For kids who resist chores after play, a clean up and move on routine works better when the next activity has a clear endpoint. "After you put toys away, we'll set the table together. Then you're done until dinner." Finite tasks feel less overwhelming than open-ended ones.

Troubleshooting Resistance

If your kid is still refusing, ask yourself:

  • Are the steps too big? Break them down.
  • Is the routine too long? Cut it to three steps.
  • Are you introducing it during a meltdown? Walk through it when everyone is calm.
  • Is the chart visible? Post it where they play, not across the room.

Some kids need a week to adjust. Others need a month. If you're three weeks in and still fighting every day, revisit the sequence. Maybe homework before cleanup works better. Maybe they need a sensory break (jumping jacks, a quick lap around the yard) between play and the next task.

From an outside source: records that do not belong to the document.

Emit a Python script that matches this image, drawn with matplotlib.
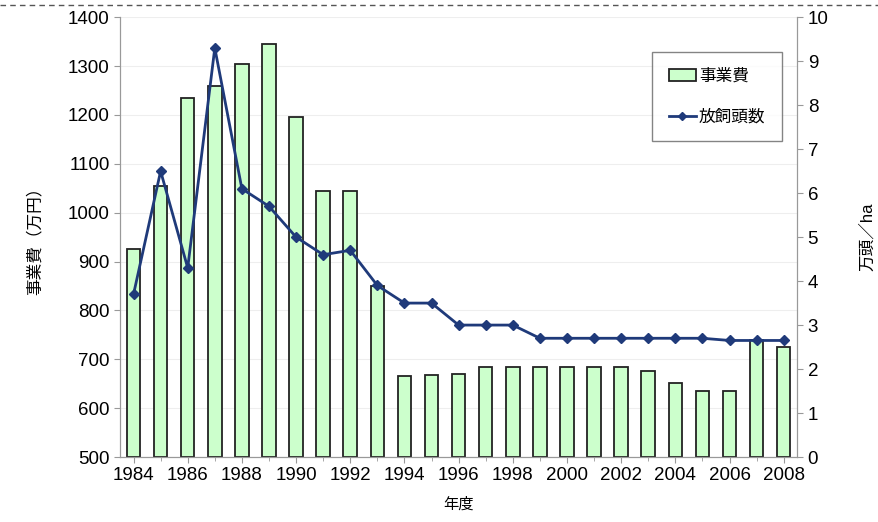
import numpy as np
import matplotlib.pyplot as plt
from matplotlib.lines import Line2D

plt.rcParams['font.family'] = ['Liberation Sans', 'Noto Sans CJK JP']

years = list(range(1984, 2009))
cost = [925, 1055, 1235, 1260, 1305, 1345, 1195, 1045, 1045, 850,
        665, 668, 670, 685, 685, 685, 685, 685, 685, 675,
        652, 635, 635, 740, 725]
heads = [3.7, 6.5, 4.3, 9.3, 6.1, 5.7, 5.0, 4.6, 4.7, 3.9,
         3.5, 3.5, 3.0, 3.0, 3.0, 2.7, 2.7, 2.7, 2.7, 2.7,
         2.7, 2.7, 2.65, 2.65, 2.65]
tick_years = years[::2]

fig = plt.figure(figsize=(8.79, 5.22), dpi=100)
ax = fig.add_axes([0.1365, 0.1245, 0.7705, 0.8425])

ax.bar(years, [c - 500 for c in cost], bottom=500, width=0.5,
       color='#ccffcc', edgecolor='#222222', linewidth=1.3, zorder=2)
ax.set_ylim(500, 1400)
ax.set_xlim(1983.5, 2008.5)
ax.set_yticks(range(500, 1401, 100))
ax.set_xticks(tick_years)
ax.set_xticks(years, minor=True)
ax.grid(axis='y', color='#eeeeee', linewidth=0.8, zorder=0)
ax.tick_params(labelsize=13.5, color='#999999', length=4)
ax.tick_params(which='minor', color='#999999', length=3)
ax.set_ylabel('事業費（万円）', fontsize=12, labelpad=18)
ax.set_xlabel('年度', fontsize=11, labelpad=9)
for s in ax.spines.values():
    s.set_color('#999999')
ax.spines['top'].set_visible(False)

ax2 = ax.twinx()
ax2.plot(years, heads, color='#1f3a7a', linewidth=2, marker='D', markersize=5, zorder=3)
ax2.set_ylim(0, 10)
ax2.set_yticks(range(0, 11))
ax2.tick_params(labelsize=13.5, color='#999999', length=4)
ax2.set_ylabel('万頭／ha', fontsize=12, labelpad=22)
for s in ax2.spines.values():
    s.set_color('#999999')
ax2.spines['top'].set_visible(False)

handles = [plt.Rectangle((0, 0), 1, 1, facecolor='#ccffcc', edgecolor='#222222', linewidth=1.3),
           Line2D([], [], color='#1f3a7a', linewidth=2, marker='D', markersize=4)]
leg = ax2.legend(handles, ['事業費', '放飼頭数'], loc='upper right',
                 bbox_to_anchor=(0.99, 0.94), fontsize=12, fancybox=False,
                 edgecolor='#666666', labelspacing=1.5, borderpad=1.0,
                 handlelength=1.6, handletextpad=0.2)
leg.get_frame().set_linewidth(1)

fig.add_artist(Line2D([0, 1], [0.99, 0.99], transform=fig.transFigure,
                      color='#555555', linestyle=(0, (4, 3)), linewidth=1))

fig.savefig('out.png', dpi=100)
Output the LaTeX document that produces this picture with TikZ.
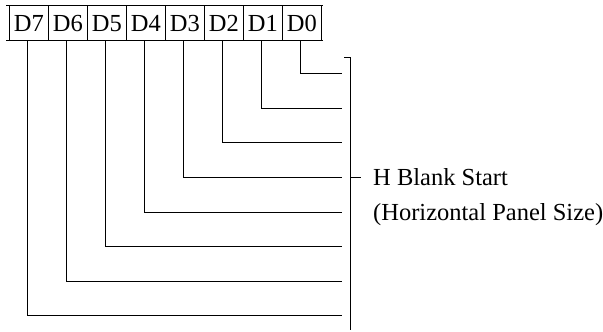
\documentclass[tikz,border=0pt]{standalone}
\usepackage{fontspec}
\setmainfont{Liberation Serif}
\usetikzlibrary{positioning}
\tikzset{
  cell/.style={draw,minimum width=19.5pt,minimum height=17.5pt,inner sep=0pt,outer sep=0pt},
  note/.style={anchor=base west,inner sep=0pt}
}

\begin{document}
\begin{tikzpicture}[x=0.5pt,y=-0.5pt,line width=0.5pt,font=\fontsize{12.25}{17.5}\selectfont]
\useasboundingbox (0,0) rectangle (603,331);
\node[cell] (D7) at (28.85,23.2) {D7};
\foreach \n [evaluate=\n as \p using int(\n+1)] in {6,5,...,0}
  \node[cell,right=0pt of D\p] (D\n) {D\n};
\draw ([xshift=-1.5pt]D7.north west) -- ([xshift=0.75pt]D0.north east);
\draw ([xshift=-1.5pt]D7.south west) -- ([xshift=0.75pt]D0.south east);
\foreach \n in {0,...,7} {
  \coordinate (e\n) at (341.7,74+34.5*\n);
  \draw ([xshift=-0.75pt]D\n.south) |- (e\n);
}
\coordinate (brtop) at (350.7,58);
\coordinate (brbot) at (350.7,330);
\coordinate (tick) at (361,177.3);
\draw ([xshift=-3.3pt]brtop) -- (brtop) -- (brbot);
\draw (brtop |- tick) -- (tick);
\node[note] (hbs) at (372.7,185) {H Blank Start};
\node[note] (hps) at (372.7,220) {(Horizontal Panel Size)};
\end{tikzpicture}
\end{document}
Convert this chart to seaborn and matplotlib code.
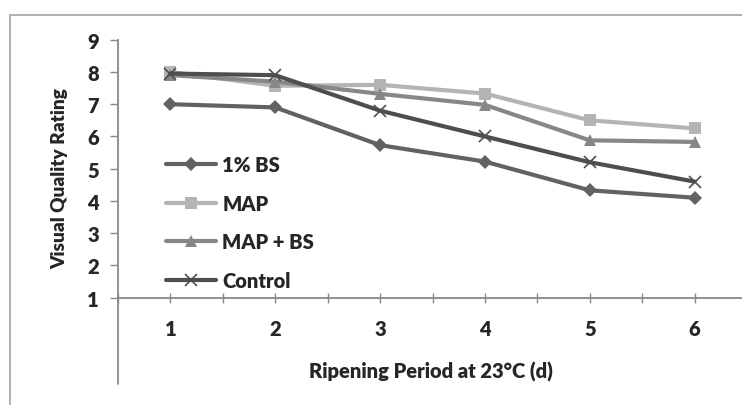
import matplotlib
matplotlib.use("Agg")
import matplotlib.pyplot as plt
import seaborn as sns
import pandas as pd
from matplotlib.lines import Line2D

days = [1, 2, 3, 4, 5, 6]
bs1 = [7.0, 6.9, 5.73, 5.22, 4.33, 4.1]
map_ = [8.0, 7.57, 7.6, 7.33, 6.5, 6.25]
map_bs = [7.9, 7.7, 7.32, 6.98, 5.88, 5.83]
control = [7.95, 7.9, 6.8, 6.0, 5.2, 4.6]
series_names = ["1% BS", "MAP", "MAP + BS", "Control"]
y_ticks = [1, 2, 3, 4, 5, 6, 7, 8, 9]

colors = {"1% BS": "#626262", "MAP": "#b4b4b4", "MAP + BS": "#878787", "Control": "#4e4e4e"}
markers = {"1% BS": "D", "MAP": "s", "MAP + BS": "^", "Control": "x"}
msizes = {"1% BS": 7.5, "MAP": 8, "MAP + BS": 9, "Control": 9}

df = pd.DataFrame({
    "day": days * 4,
    "rating": bs1 + map_ + map_bs + control,
    "series": sum([[n] * len(days) for n in series_names], []),
})

sns.set_style("white")
plt.rcParams["font.family"] = ["Lato", "DejaVu Sans"]
FW = "heavy"
FS = 14.5

fig = plt.figure(figsize=(7.42, 4.06), dpi=100)
ax = fig.add_axes([118 / 742, 1 - 298.7 / 406, 629 / 742, 258 / 406])

for name in series_names:
    sub = df[df["series"] == name]
    sns.lineplot(data=sub, x="day", y="rating", ax=ax, color=colors[name],
                 marker=markers[name], markersize=msizes[name], linewidth=3,
                 markeredgewidth=1.2 if name == "Control" else 0,
                 markeredgecolor=colors[name], legend=False)

ax.set_xlim(0.5, 6.5)
ax.set_ylim(1, 9)
ax.set_yticks(y_ticks)
ax.set_xticks(days)
ax.set_xticks([d + 0.5 for d in [0] + days[:-1]], minor=True)
ax.set_xlabel("")
ax.set_ylabel("")
for s in ["top", "right"]:
    ax.spines[s].set_visible(False)
for s in ["left", "bottom"]:
    ax.spines[s].set_color("#888888")
    ax.spines[s].set_linewidth(1.3)
ax.tick_params(axis="y", direction="out", length=5.8, width=1, color="#888888",
               pad=8, labelsize=FS, left=True)
ax.tick_params(axis="x", which="both", direction="inout", length=7, width=1,
               color="#888888", bottom=True)
ax.tick_params(axis="x", which="major", pad=12, labelsize=FS)
for lab in ax.get_xticklabels() + ax.get_yticklabels():
    lab.set_fontweight(FW)

# y-axis line continuing below the x axis
ax.plot([0, 0], [0, -0.334], transform=ax.transAxes, color="#888888",
        linewidth=1.3, clip_on=False)

# outer chart border (top and left)
fig.add_artist(Line2D([10 / 742, 1.0], [1 - 15.7 / 406] * 2, color="#b0b0b0", linewidth=1.4))
fig.add_artist(Line2D([9.5 / 742] * 2, [0, 1 - 15.7 / 406], color="#b0b0b0", linewidth=1.4))

fig.text(431 / 742, 1 - 372 / 406, "Ripening Period at 23°C (d)", ha="center", va="center",
         fontsize=FS, fontweight=FW)
fig.text(60 / 742, 1 - 179 / 406, "Visual Quality Rating", ha="center", va="center",
         rotation=90, fontsize=13.7, fontweight=FW)

handles = [Line2D([], [], color=colors[n], marker=markers[n], markersize=msizes[n],
                  linewidth=3, markeredgewidth=1.2 if n == "Control" else 0,
                  markeredgecolor=colors[n]) for n in series_names]
leg = ax.legend(handles, series_names, loc="upper left",
                bbox_to_anchor=(166 / 742, 1 - 156 / 406), bbox_transform=fig.transFigure,
                frameon=False, borderpad=0, borderaxespad=0, handlelength=2.5,
                handletextpad=0.3, labelspacing=0.98,
                prop={"weight": FW, "size": FS})

fig.savefig("out.png", dpi=100)
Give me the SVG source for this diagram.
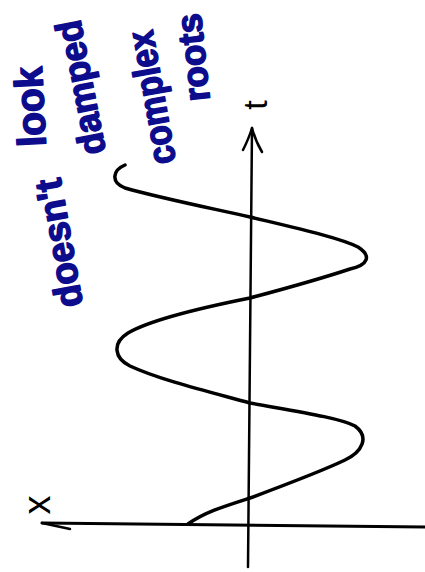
<svg xmlns="http://www.w3.org/2000/svg" width="425" height="572" viewBox="0 0 425 572">
<style>
.note{font-family:"Liberation Sans",Arial,sans-serif;font-weight:bold;fill:#0c0c8c;stroke:#0c0c8c;stroke-width:1.5;stroke-linejoin:round;}
.lbl{font-family:"Liberation Sans",Arial,sans-serif;fill:#000;}
.ink{fill:none;stroke:#000;stroke-linecap:round;stroke-linejoin:round;}
</style>
<rect width="425" height="572" fill="#fff"/>
<g id="notes">
<text id="t-doesnt" class="note" font-size="38" transform="translate(83,305) rotate(-100)" textLength="130" lengthAdjust="spacingAndGlyphs">doesn't</text>
<text id="t-look" class="note" font-size="40" transform="translate(46,146) rotate(-93)" textLength="80" lengthAdjust="spacingAndGlyphs">look</text>
<text id="t-damped" class="note" font-size="37" transform="translate(106,152) rotate(-101)" textLength="136" lengthAdjust="spacingAndGlyphs">damped</text>
<text id="t-complex" class="note" font-size="38" transform="translate(176,162) rotate(-100)" textLength="135" lengthAdjust="spacingAndGlyphs">complex</text>
<text id="t-roots" class="note" font-size="36" transform="translate(210,100) rotate(-96)" textLength="88" lengthAdjust="spacingAndGlyphs">roots</text>
</g>
<g id="axes">
<g id="v-axis">
<path class="ink" stroke-width="2.5" d="M252,128 L248,567"/>
<path class="ink" stroke-width="2.5" d="M243,150 Q249,138 252,128 Q255,140 262,152"/>
<text class="lbl" font-size="34" transform="translate(267,105) rotate(-90)" text-anchor="middle">t</text>
</g>
<g id="h-axis">
<path class="ink" stroke-width="3" d="M42,523 L425,527"/>
<path class="ink" stroke-width="2.5" d="M42,523 L70,529"/>
<text class="lbl" font-size="38" transform="translate(50,505) rotate(-90)" text-anchor="middle">x</text>
</g>
</g>
<g id="curve">
<path class="ink" stroke-width="3.5" d="M125,165 C113,170 110,182 125,188 C160,198 210,208 250,217 C300,229 340,238 358,247 C372,256 368,265 350,269 C320,279 280,290 250,298 C200,308 150,320 128,333 C112,343 114,358 130,366 C160,380 210,392 250,403 C300,412 340,418 355,426 C370,437 362,452 345,460 C320,472 285,485 250,498 C225,506 205,512 188,524"/>
</g>
</svg>
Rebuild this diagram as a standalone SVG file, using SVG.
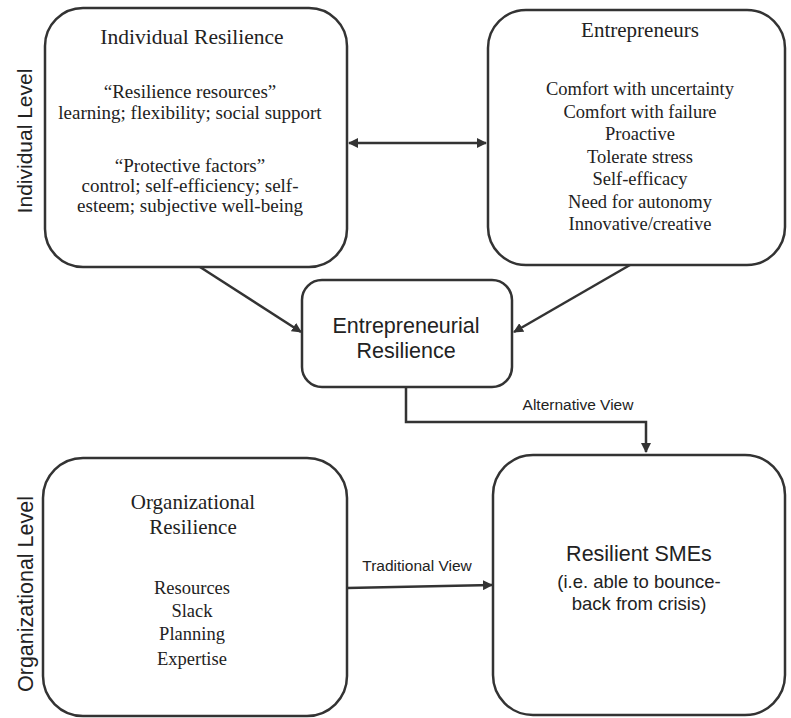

For older kids (6- to 7-year-olds), involve them in designing the chart. Let them pick icons or draw their own. Ownership increases buy-in.

Why an After-Play Routine Chart Works

A routine chart for resisting transitions isn't magic. It's a visual cue that replaces your voice. Instead of you being the bad guy who ends playtime, the chart becomes the neutral authority.

It also teaches time awareness. A 4-year-old doesn't instinctively know what "five more minutes" means. A timer plus a chart makes abstract time concrete.

Most importantly, it reduces decision fatigue for both of you. You're not negotiating every step. They're not surprised by what's next. The routine becomes predictable, and predictability reduces anxiety.

Print a simple after-play routine chart for kids tonight. Post it where they play. Set a timer tomorrow before dinner. Walk them through it once, then let the chart do the talking. Two weeks from now, you'll be the parent who gets their kid to the table without a fight.